Located in Huntsville, Madison County, Cummings Research Park (CRP) is the second largest research and technology park in the nation, after Research Triangle, North Carolina, and the fourth largest in the world. With the University of Alabama in Huntsville (UAH) as its anchor tenant, Cummings Research Park is home to 285 companies with a combined workforce of 25,000 employees. Companies located in CRP range from aerospace and defense firms to the telecommunications industry to biotechnology research companies. Since its establishment in 1962 as the Huntsville Research Park, CRP has received national and international recognition, including an award in 1997 from the Association of University Research Parks as the Most Outstanding Research/Science Park in the World.
The history of Cummings Research Park reflects the changing economic landscape of Huntsville from a cotton town to a high-tech center. In 1950, the property on which the park now sits was a patchwork of farm land. That same year, the U.S. government transferred a team of 118 German rocket engineers to Huntsville to work at the Army's Redstone Arsenal. Under the direction of German rocket engineer Wernher von Braun, the engineers and scientists were charged with developing rockets for the Army Ballistic Missile Agency (ABMA). This mission shifted to space rockets and satellite development after the Soviet Union launched the satellite known as Sputnik.

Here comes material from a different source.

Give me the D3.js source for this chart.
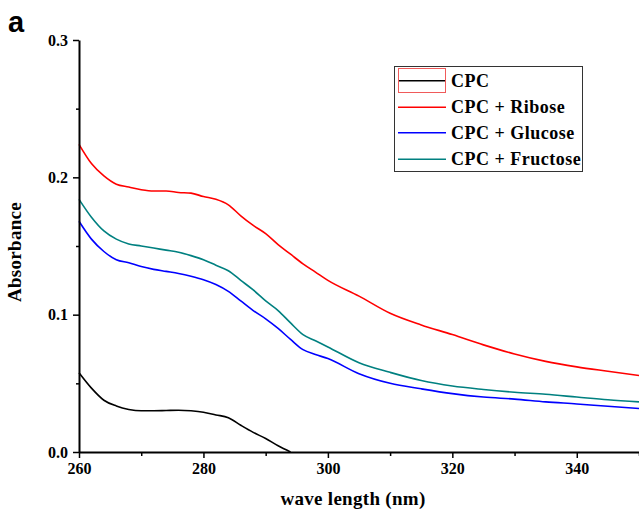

The success of Explorer I catapulted Huntsville into the national spotlight and led the federal government to accelerate its efforts to explore space. NASA opened the Marshall Space Flight Center (MSFC) on July 1, 1960, at Redstone Arsenal, with von Braun as director. Many people who worked on the army's Explorer I mission were transferred to Marshall's space program.
As the nation's space program grew, research activities in the Huntsville area expanded. The city also saw an influx of private companies that provided technology and manufacturing for the activities at Marshall and Redstone Arsenal, including Chrysler, Boeing, Lockheed, IBM, and Northrop. Von Braun's team, along with community leaders and company executives, sought to form a partnership and began promoting the idea of a research center that would be affiliated with what is now UAH. They believed it would not only support space and technology research but also provide a prime location for industrial growth. In 1961, von Braun lobbied the Alabama legislature for a research center that would include a university, research institute and industrial park. Lawmakers supported the idea and pledged to invest $3 million in the project.
Two company executives who were instrumental in the development of Cummings Research Park were Brown Engineering president Milton Cummings and vice president Joe Moquin. The company had provided engineering services and technical support for both the ABMA and the Explorer I mission. At the time of Explorer I, Brown Engineering was operating out of the Huntsville Industrial Center, known as the HIC building. However, as Army and NASA work increased, Cummings and Moquin saw benefits to relocating closer to Redstone Arsenal. Cummings purchased property on Sparkman Drive across from the developing university and in close proximity to the arsenal. He set aside some of the property for the new Brown Engineering facility and sold the rest at cost to companies wanting to locate in the park. His intent was to encourage development and prevent land speculation.
The Huntsville Research Park was established officially in March 1962, with the land being managed by the UAH Foundation, a nonprofit organization comprised of community and business leaders. City leaders declared more than 3,000 acres, including the Cummings property, as a "research park district." The new zoning insured that only research and high-tech companies could open facilities on the property. Brown Engineering (now Teledyne Brown Engineering) was the first company to locate in the park. In 1973, city leaders renamed the park Cummings Research Park in honor of Milton Cummings.
The park is now home to some of the nation's top defense and aerospace firms, including SAIC, Northrop Grumman, and Boeing. Other companies include ADTRAN, a multinational telecom corporation, and Hudson Alpha Institute bio-technology research center. Cutting-edge research conducted at the park takes place in the fields of applied optics, propulsion, modeling and simulation, radar, and remote sensing.
Seeing a need for future expansion, in 1982, the city began developing a second phase of CRP, known as Cummings Research Park West, by purchasing 800 acres on the west side of Research Park Boulevard. Cummings Research Park now covers more than 3,840 acres and has more than 11 million square feet of research, development, administration, and manufacturing space. There are more than 175 buildings on site. Organizations wishing to locate at Cummings Research park must purchase land from the city of Huntsville and adhere to zoning guidelines regarding their purpose, construction, and design.
The Huntsville/Madison County Chamber of Commerce serves as the major recruiter for industries to not only the park, but also the general area. Day-to-day operations are supervised by a director and assistant, employed by the Chamber. A 10-member board advises the city on matters in the best interests of the park and makes recommendations about the suitability of companies wishing to establish facilities. Board members serve seven-year terms and represent companies located in the park, the mayor's staff, the city council, and the planning commission.